What we want is a global working class movement powerful enough that it can shut down any attempt at imperial war, and with that level of power would likely be able to launch a revolution. However, we do not have that, so the people of Ukraine have a selection of utterly shit options. They have to now make choices based on those options, choices that are literally life and death for some of them. Recognising that is not about supporting NATO, but trying to show some sympathy and understanding to the utterly horrible position that many of our Ukrainian comrades are now in.

But, let us say for the sake or argument that that this is true, that recognition of some bad options being better than other bad options is the same as support. If it was, I would expect everyone to apply this principal evenly to all sections of anarchist organising.

It would apply to the shit options of workers who have to choose between accepting a wage for padding out the pockets of capitalist exploiters and providing tax revenue for imperialist states or unemployment. After all, each one of us who goes to work and pays taxes on our wage is providing far more material support for NATO than AFed ever has as a group. It would also apply to the shit options of whether or not we oppose the slow dismantling of the welfare state, despite that welfare state being bound up in all the violence, oppression, and exploitation of the state form, or just let it fall apart and all the misery that might bring.

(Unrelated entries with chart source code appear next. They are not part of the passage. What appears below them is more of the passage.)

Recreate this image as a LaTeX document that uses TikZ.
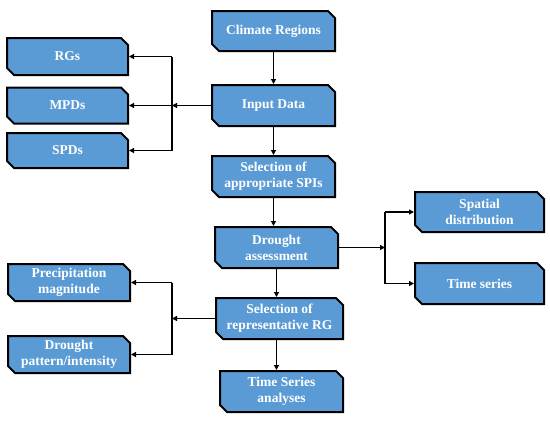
\documentclass[tikz,border=0pt]{standalone}
\usepackage{fontspec}
\setmainfont{Liberation Serif}
\usetikzlibrary{shapes.misc,arrows.meta}
\definecolor{boxblue}{HTML}{5B9BD5}
\tikzset{
  x=1pt,y=-1pt,
  box/.style={chamfered rectangle, chamfered rectangle corners={north east,south west},
    chamfered rectangle xsep=3.5pt, chamfered rectangle ysep=3.5pt,
    draw=black, line width=2pt, fill=boxblue, text=white, inner sep=0pt,
    font=\bfseries\fontsize{13.5}{16}\selectfont, align=center},
  arr/.style={line width=1.6pt, -{Triangle[length=5pt,width=5pt]}},
  ln/.style={line width=1.6pt}
}
\newcommand{\bx}[6]{\node[box, minimum width=#4, minimum height=#5] (#1) at (#2,#3) {#6};}
\begin{document}
\begin{tikzpicture}
\useasboundingbox (0,0) rectangle (550,421);
\bx{climate}{273.5}{31}{123pt}{40pt}{Climate Regions}
\bx{input}{273.5}{105.5}{123pt}{41pt}{Input Data}
\bx{rgs}{67.5}{56.5}{121pt}{37pt}{RGs}
\bx{mpds}{67.5}{105.5}{121pt}{36pt}{MPDs}
\bx{spds}{67.5}{150.5}{121pt}{35pt}{SPDs}
\bx{spis}{273.5}{176.5}{123pt}{41pt}{Selection of\\appropriate SPIs}
\bx{drought}{276.5}{247.5}{123pt}{41pt}{Drought\\assessment}
\bx{spatial}{479.5}{212}{129pt}{40pt}{Spatial\\distribution}
\bx{tseries}{479.5}{283.5}{129pt}{41pt}{Time series}
\bx{precip}{69}{282.5}{122pt}{37pt}{Precipitation\\magnitude}
\bx{pattern}{69}{354.5}{122pt}{37pt}{Drought\\pattern/intensity}
\bx{selrg}{279.5}{318.5}{127pt}{41pt}{Selection of\\representative RG}
\bx{tsa}{281.5}{391.5}{123pt}{41pt}{Time Series\\analyses}

\coordinate (j1) at (172,105.5);
\coordinate (j2) at (385,247.5);
\coordinate (j3) at (172,318.5);

\draw[arr] (climate.south) -- (input.north);
\draw[arr] (input.west) -- (j1);
\draw[ln] (j1) -- (j1 |- rgs.east);
\draw[ln] (j1) -- (j1 |- spds.east);
\draw[arr] (j1 |- rgs.east) -- (rgs.east);
\draw[arr] (j1) -- (mpds.east);
\draw[arr] (j1 |- spds.east) -- (spds.east);
\draw[arr] (input.south) -- (spis.north);
\draw[arr] (spis.south) -- (spis.south |- drought.north);
\draw[arr] (drought.east) -- (j2);
\draw[ln] (j2) -- (j2 |- spatial.west);
\draw[ln] (j2) -- (j2 |- tseries.west);
\draw[arr] (j2 |- spatial.west) -- (spatial.west);
\draw[arr] (j2 |- tseries.west) -- (tseries.west);
\draw[arr] (drought.south) -- (drought.south |- selrg.north);
\draw[arr] (drought.south |- selrg.south) -- (drought.south |- tsa.north);
\draw[arr] (selrg.west) -- (j3);
\draw[ln] (j3 |- precip.east) -- (j3 |- pattern.east);
\draw[arr] (j3 |- precip.east) -- (precip.east);
\draw[arr] (j3 |- pattern.east) -- (pattern.east);
\end{tikzpicture}
\end{document}
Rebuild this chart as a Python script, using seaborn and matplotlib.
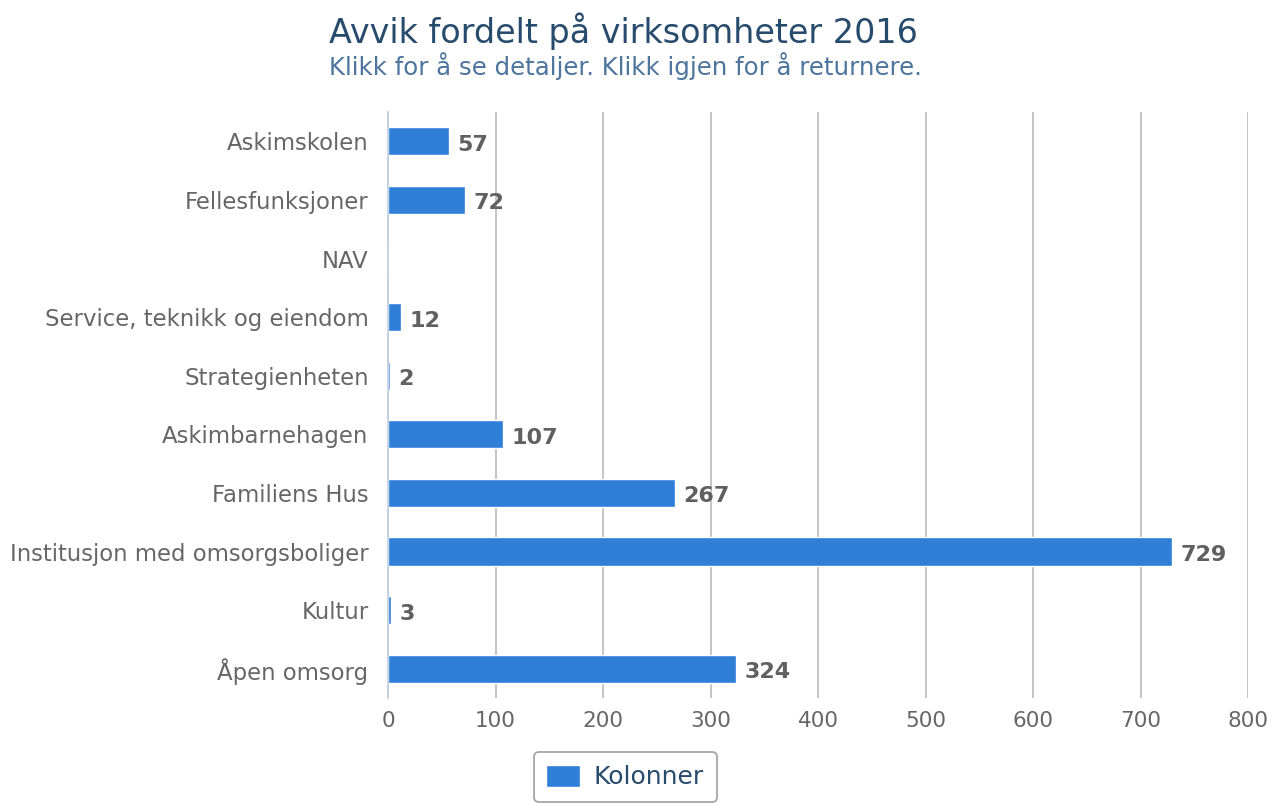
import matplotlib
matplotlib.use("Agg")
import matplotlib.pyplot as plt
import seaborn as sns
import pandas as pd

categories = ["Askimskolen", "Fellesfunksjoner", "NAV", "Service, teknikk og eiendom",
              "Strategienheten", "Askimbarnehagen", "Familiens Hus",
              "Institusjon med omsorgsboliger", "Kultur", "Åpen omsorg"]
values = [57, 72, 0, 12, 2, 107, 267, 729, 3, 324]
x_ticks = [0, 100, 200, 300, 400, 500, 600, 700, 800]
series_name = "Kolonner"
title = "Avvik fordelt på virksomheter 2016"
subtitle = "Klikk for å se detaljer. Klikk igjen for å returnere."

sns.set_theme(style="white")
plt.rcParams['font.family'] = ['DejaVu Sans']

df = pd.DataFrame({"kategori": categories, "verdi": values})

fig = plt.figure(figsize=(12.86, 8.05), dpi=100)
ax = fig.add_axes([388/1286, 1-698/805, 860/1286, 586/805])

sns.barplot(data=df, y="kategori", x="verdi", orient="h", color="#2f7ed8",
            saturation=1, width=0.48, ax=ax, label=series_name)

ax.set_xlim(0, 800)
ax.set_ylim(len(categories) - 0.5, -0.5)
ax.set_xticks(x_ticks)
ax.set_xticklabels([str(t) for t in x_ticks])
ax.xaxis.grid(True, color="#c0c0c0", linewidth=1.3)
ax.set_axisbelow(True)
ax.set_xlabel("")
ax.set_ylabel("")

for s in ["top", "right", "bottom"]:
    ax.spines[s].set_visible(False)
ax.spines["left"].set_color("#c0d0e0")
ax.spines["left"].set_linewidth(1.3)

ax.tick_params(axis="x", length=0, labelsize=15.5, labelcolor="#666666", pad=9)
ax.tick_params(axis="y", which="major", length=0, labelsize=16.4, labelcolor="#666666", pad=14)
ax.set_yticks([i - 0.5 for i in range(len(categories) + 1)], minor=True)
ax.tick_params(axis="y", which="minor", length=10, color="#c0d0e0", width=1.3)

labels = [str(v) if v > 0 else "" for v in values]
texts = ax.bar_label(ax.containers[0], labels=labels, padding=6, fontsize=16,
                     fontweight="bold", color="#606060")
for t in texts:
    px, py = t.get_position()
    t.set_position((px, py - 2.5))

fig.text(0.4845, 1-31/805, title, ha="center", va="center", fontsize=24, color="#274b6d")
fig.text(0.486, 1-66/805, subtitle, ha="center", va="center", fontsize=17.6, color="#4d759e")

leg = ax.legend(loc="center", bbox_to_anchor=(625/1286, 1-777/805),
                bbox_transform=fig.transFigure, frameon=True, fancybox=True,
                fontsize=18, handlelength=1.36, handleheight=1.0,
                borderpad=0.5, handletextpad=0.55)
leg.get_frame().set_edgecolor("#909090")
leg.get_frame().set_linewidth(1.3)
for t in leg.get_texts():
    t.set_color("#274b6d")

fig.savefig("out.png", dpi=100)
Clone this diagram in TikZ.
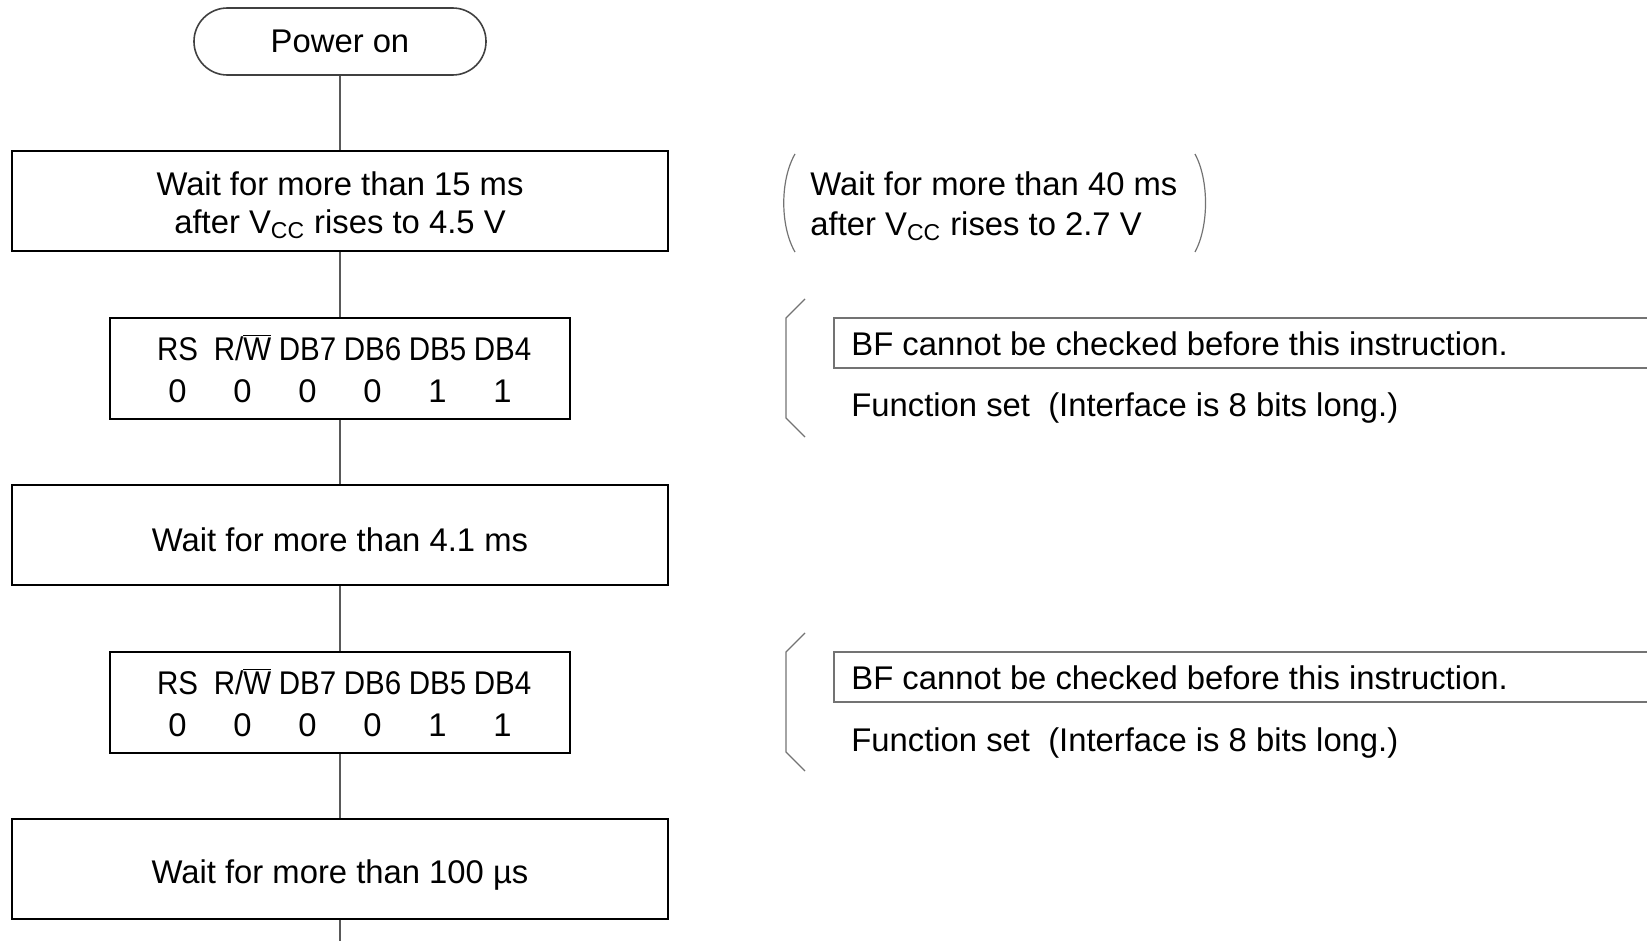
\documentclass[tikz,border=0pt]{standalone}
\usepackage{fontspec}
\usepackage{graphicx}
\setmainfont{Liberation Sans}
\usetikzlibrary{calc}
\newcommand{\bitcol}[1]{\makebox[32.5pt]{#1}}
\newcommand{\bithead}[1]{\makebox[32.5pt]{\scalebox{0.9}[1]{#1}}}

\begin{document}
\begin{tikzpicture}[x=0.5pt, y=-0.5pt,
    font=\fontsize{16.4}{19}\selectfont,
    box/.style={draw, line width=1pt, minimum width=328pt, minimum height=50pt, align=center},
    low/.style={text height=#1, text depth=0pt},
    bitbox/.style={draw, line width=1pt, minimum width=230pt, minimum height=50.5pt, align=center},
    link/.style={draw=black!65, line width=0.6pt},
    frame/.style={draw=black!55, line width=0.6pt},
    note/.style={anchor=west, inner sep=0pt, align=left}]
    \useasboundingbox (0, 0) rectangle (1647, 941);
    \node [draw=black!75, line width=0.8pt, rounded corners=16.7pt, minimum width=146pt, minimum height=33.5pt] (P) at (340, 41.5) {Power on};
        \node [box] (W1) at ($(P) + (0, 159.5)$) {\rule{0pt}{16pt}Wait for more than 15 ms\\after V\textsubscript{CC} rises to 4.5 V};
        \node [bitbox] (F1) at ($(W1) + (0, 167.5)$) {\bithead{RS}\bithead{R/$\overline{\mbox{W}}$}\bithead{DB7}\bithead{DB6}\bithead{DB5}\bithead{DB4}\\[2pt]
            \bitcol{0}\bitcol{0}\bitcol{0}\bitcol{0}\bitcol{1}\bitcol{1}};
        \node [box, low=16.8pt] (W2) at ($(F1) + (0, 166.5)$) {Wait for more than 4.1 ms};
        \node [bitbox] (F2) at ($(W2) + (0, 167.5)$) {\bithead{RS}\bithead{R/$\overline{\mbox{W}}$}\bithead{DB7}\bithead{DB6}\bithead{DB5}\bithead{DB4}\\[2pt]
            \bitcol{0}\bitcol{0}\bitcol{0}\bitcol{0}\bitcol{1}\bitcol{1}};
        \node [box, low=14.5pt] (W3) at ($(F2) + (0, 166.5)$) {Wait for more than 100 µs};
        \coordinate (E) at (340, 941);
    \draw [link] (P) -- (W1);
    \draw [link] (W1) -- (F1);
    \draw [link] (F1) -- (W2);
    \draw [link] (W2) -- (F2);
    \draw [link] (F2) -- (W3);
    \draw [link] (W3) -- (E);

    \node [note] (N1) at (810, 206) {Wait for more than 40 ms\\[1pt]after V\textsubscript{CC} rises to 2.7 V};
    \draw [frame] (795, 154) .. controls (780, 180) and (780, 226) .. (795, 252);
    \draw [frame] (1195, 154) .. controls (1209, 180) and (1209, 226) .. (1195, 252);

    \node [note] (B1) at (851, 344) {BF cannot be checked before this instruction.};
    \node [note] (S1) at (851, 408) {Function set\ \ (Interface is 8 bits long.)};
    \draw [frame] (1647, 318) -- (834, 318) -- (834, 368) -- (1647, 368);
    \draw [frame] (805, 299) -- (786, 318) -- (786, 418) -- (805, 437);

    \node [note] (B2) at (851, 678) {BF cannot be checked before this instruction.};
    \node [note] (S2) at (851, 743) {Function set\ \ (Interface is 8 bits long.)};
    \draw [frame] (1647, 652) -- (834, 652) -- (834, 702) -- (1647, 702);
    \draw [frame] (805, 633) -- (786, 652) -- (786, 752) -- (805, 771);
\end{tikzpicture}
\end{document}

Of course, on these issues most anarchists take a more nuanced stance than that; that workers must make the best of bad choices in order to survive while we attempt to organise so that better choices become available and ultimately we can overthrow state and capital. And of course within this nuance some things are still beyond the pale – workers may need to work to survive, but becoming a cop is not Ok, for example. And sometimes we end up awkwardly “supporting” certain aspects of the state in a very conditional way for the same reason, that until we are well organised enough to provide something better, a state that does not let the majority of its surplus labour force starve to death is probably a better situation for the working class to be in than one in which the state does allow that starvation.

Now, if any of you do reject working for a wage, or any kind of opposition to the slow abolition of the welfare state, or any kind of engagement with state and capital at all and propose a refusal to even comment on the pros and cons of the different choices a worker might make within state and capital in order to survive, because such things are no different from supporting state and capital, well I guess you can consistently claim that AFed supports NATO and I have some respect for your ethical consistency. But I suspect that this is not the stance of most people accusing us of being pro west or pro NATO.

Spikymike

2 years 5 months ago

Submitted by Spikymike on June 26, 2022

I'm sure some Ukrainians (but not all) thought being part of the European Union was, or at least might be, better economically than being part of a Russian dominated economic sphere. The trouble is that in reality that choice isn't in the end separate from membership of NATO and in the meantime that choice involved interim cut backs as part of an intended integration package, and siding with the European as opposed to Russian favoured sections of the Ukrainian ruling class, with civil war and the prospect of being embroiled in a NATO/Russian proxy war the almost inevitable outcome, in which the working class on both sides would, and now are suffering. As to the choices facing individual workers in the midst of this, it seems to me that, in the obvious absence of a previously organised mass class response, escaping the war zones, and avoiding or getting out of the armies on both sides is probably No 1, or otherwise simply trying to survive through mutual aid until the war is resolved one way or the other to pursue the class struggle after. Cant say whether that might force some Ukrainian workers to fight back or not with arms, depending on the immediate circumstances of the time and place. Some things are not really choices at all in such a war irrespective of the correct ideological persuasion.